In many ways, 2016 was a year of political and economic upheaval, as unforeseen events such as Brexit and Donald Trump’s election triggered widespread volatility. These developments impacted heavily on the global markets, while also driving down business sentiment and dampening consumer confidence throughout the Western world.
The last 12 months have been largely productive for banking giant Barclays, however, who overcame significant turbulence to post their highest, fixed-income income revenues in more than two years. This came after a disappointing first quarter of 2016, during which time the company reported a 25% fall in profits amid reports that certain divisions were likely to be sold off.
The Revival of Barclays Fortunes: Can This Be Sustained in 2017?
After a brief period of consolidation, Barclays confirmed its revival by reported that profits rose by 35% during the third quarter, peaking at £837 million. This represented an increase from £619 million from the corresponding quarter in 2015, while it also superseded the estimates of five analysts surveyed by Bloomberg News. The increase was attributed to increased bond trading profits, while it also provided the first sign that Barclays restructuring program could yet yield significant dividends.
As we enter 2017, however, the question that remains is whether Barclays can continue its impressive, third quarter success into the New Year?
On a positive note, Barclays appears to be the one major bank that has fully embraced the spectre of Brexit. While other financial giants have struggled to come to terms with British Prime Minister Theresa May’s aggressive stance and pursuit of a hard Brexit, Barclays has created a new infrastructure that is designed to minimise the impact of leaving the EU. This will ultimately end in the creation of a simplified and global investment bank, which caters towards personal and corporate consumers offering a wide range of services from ISAs to mortgages.
Barclays restructuring is indicative of the bank’s bold and outward-looking philosophy, which will target international markets with renewed vigour in 2017. The decision to slash dividends and reinvest capital into the restructuring process has also proved to be inspired so far, as while it went against the grain in the UK banking sector it has already begun to pay dividends in a restricted, post-Brexit climate. This is reflected by the bank’s share price, which has now peaked at 235 pence after sinking to a 2016 nadir of 121 pence (prior to the restructuring, of course).
The Last Word: The Outlook for Barclays in 2017
On a note of caution, there is no doubt that Barclays’ strategy could encounter pitfalls in the year ahead. The focus on international markets and overseas operations will place a greater emphasis on foreign currencies which are vulnerable to fluctuations amid economic uncertainty and the ongoing Brexit negotiations. This could have a detrimental impact on Barclay’s execution in the next 12 months, particularly with the values of the pound and the Euro remaining vulnerable in the marketplace.
The business is focused on long-term growth and restructuring, however, as it aims to emerge as a global leader in the banking sector once the Brexit negotiations have been concluded.

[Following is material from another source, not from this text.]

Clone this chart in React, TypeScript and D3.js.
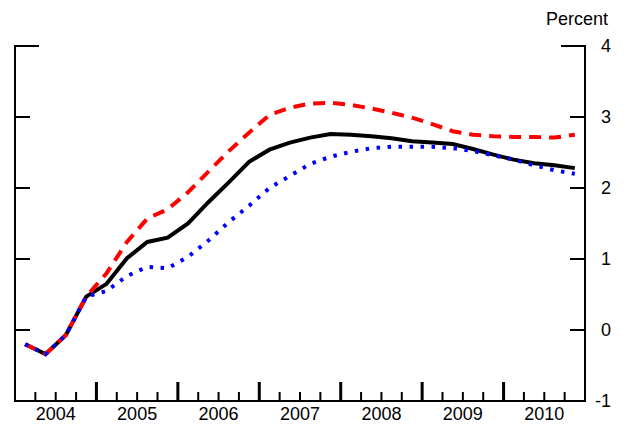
import React, { useEffect, useRef } from 'react';
import * as d3 from 'd3';

// quarterly observations, 2004Q1 - 2010Q4
const quarters = [
  '2004Q1', '2004Q2', '2004Q3', '2004Q4',
  '2005Q1', '2005Q2', '2005Q3', '2005Q4',
  '2006Q1', '2006Q2', '2006Q3', '2006Q4',
  '2007Q1', '2007Q2', '2007Q3', '2007Q4',
  '2008Q1', '2008Q2', '2008Q3', '2008Q4',
  '2009Q1', '2009Q2', '2009Q3', '2009Q4',
  '2010Q1', '2010Q2', '2010Q3', '2010Q4',
];

const baseline = [
  -0.2, -0.34, -0.07, 0.47,
  0.65, 1.01, 1.24, 1.3,
  1.5, 1.8, 2.08, 2.37,
  2.54, 2.64, 2.71, 2.76,
  2.75, 2.73, 2.7, 2.66,
  2.64, 2.62, 2.55, 2.47,
  2.4, 2.35, 2.32, 2.28,
];

const upper = [
  -0.2, -0.34, -0.07, 0.47,
  0.8, 1.24, 1.57, 1.7,
  1.94, 2.23, 2.52, 2.78,
  3.03, 3.13, 3.19, 3.2,
  3.17, 3.12, 3.06, 2.99,
  2.9, 2.8, 2.75, 2.73,
  2.72, 2.72, 2.71, 2.75,
];

const lower = [
  -0.2, -0.34, -0.07, 0.47,
  0.55, 0.76, 0.89, 0.87,
  1.03, 1.26, 1.52, 1.75,
  2.0, 2.17, 2.34, 2.44,
  2.51, 2.56, 2.58, 2.58,
  2.58, 2.56, 2.52, 2.46,
  2.4, 2.32, 2.25, 2.2,
];

const years = [2004, 2005, 2006, 2007, 2008, 2009, 2010];
const yTicks = [-1, 0, 1, 2, 3, 4];

const width = 627;
const height = 428;
const font = '"Liberation Sans", Arial, sans-serif';

const toYear = (q: string) => +q.slice(0, 4) + (+q.slice(5) - 0.5) / 4;

export default function App() {
  const svgRef = useRef<SVGSVGElement>(null);

  useEffect(() => {
    const svg = d3.select(svgRef.current);
    svg.selectAll('*').remove();

    const x = d3.scaleLinear().domain([2004, 2011]).range([15, 585]);
    const y = d3.scaleLinear().domain([-1, 4]).range([401, 46]);
    const left = x(2004);
    const right = x(2011);

    // frame
    const axis = svg.append('g').attr('stroke', '#000').attr('stroke-width', 2);
    axis.append('line').attr('x1', left).attr('x2', left).attr('y1', y(4) - 1).attr('y2', y(-1) + 1);
    axis.append('line').attr('x1', right).attr('x2', right).attr('y1', y(4) - 1).attr('y2', y(-1) + 1);
    axis.append('line').attr('x1', left - 1).attr('x2', right + 1).attr('y1', y(-1)).attr('y2', y(-1));

    // y ticks on both sides (top one longer)
    yTicks
      .filter((t) => t > -1)
      .forEach((t) => {
        const len = t === 4 ? 24 : 15;
        axis.append('line').attr('x1', left).attr('x2', left + len).attr('y1', y(t)).attr('y2', y(t));
        axis.append('line').attr('x1', right - len).attr('x2', right).attr('y1', y(t)).attr('y2', y(t));
      });

    // x ticks: quarters minor, years major
    d3.range(2004, 2011.001, 0.25).forEach((v) => {
      const major = Math.abs(v - Math.round(v)) < 1e-6;
      if (v === 2004 || v === 2011) return;
      axis
        .append('line')
        .attr('x1', x(v))
        .attr('x2', x(v))
        .attr('y1', y(-1))
        .attr('y2', y(-1) - (major ? 19 : 9))
        .attr('stroke-width', major ? 3 : 2);
    });

    // labels
    svg
      .append('g')
      .selectAll('text')
      .data(years)
      .enter()
      .append('text')
      .attr('x', (d) => x(d + 0.5))
      .attr('y', 420)
      .attr('text-anchor', 'middle')
      .attr('font-family', font)
      .attr('font-size', 18)
      .text((d) => d);

    svg
      .append('g')
      .selectAll('text')
      .data(yTicks)
      .enter()
      .append('text')
      .attr('x', 611)
      .attr('y', (d) => y(d) + 6)
      .attr('text-anchor', 'end')
      .attr('font-family', font)
      .attr('font-size', 18)
      .text((d) => d);

    svg
      .append('text')
      .attr('x', 608)
      .attr('y', 25)
      .attr('text-anchor', 'end')
      .attr('font-family', font)
      .attr('font-size', 18)
      .text('Percent');

    // lines
    const line = d3
      .line<number>()
      .x((d, i) => x(toYear(quarters[i])))
      .y((d) => y(d));

    svg
      .append('path')
      .datum(baseline)
      .attr('d', line)
      .attr('fill', 'none')
      .attr('stroke', '#000')
      .attr('stroke-width', 4);

    svg
      .append('path')
      .datum(upper)
      .attr('d', line)
      .attr('fill', 'none')
      .attr('stroke', '#ff0000')
      .attr('stroke-width', 4)
      .attr('stroke-dasharray', '12,8');

    svg
      .append('path')
      .datum(lower)
      .attr('d', line)
      .attr('fill', 'none')
      .attr('stroke', '#0000ff')
      .attr('stroke-width', 4)
      .attr('stroke-dasharray', '3.5,7.5');
  }, []);

  return (
    <svg
      ref={svgRef}
      width={width}
      height={height}
      style={{ position: 'absolute', left: 0, top: 0, background: '#fff' }}
    ></svg>
  );
}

This means that while we are unlikely to see the bank increase its dividend until 2018 at the earliest (with experts suggesting that this would only be an incremental rise at best), Barclays should be well-placed to thrive and achieve organic growth as the global economy begins to settle. Not only does this underline the importance of independent thinking in corporate business, but it also reaffirms that not all banks are obsessed with lining the pockets of shareholders on a short-term basis.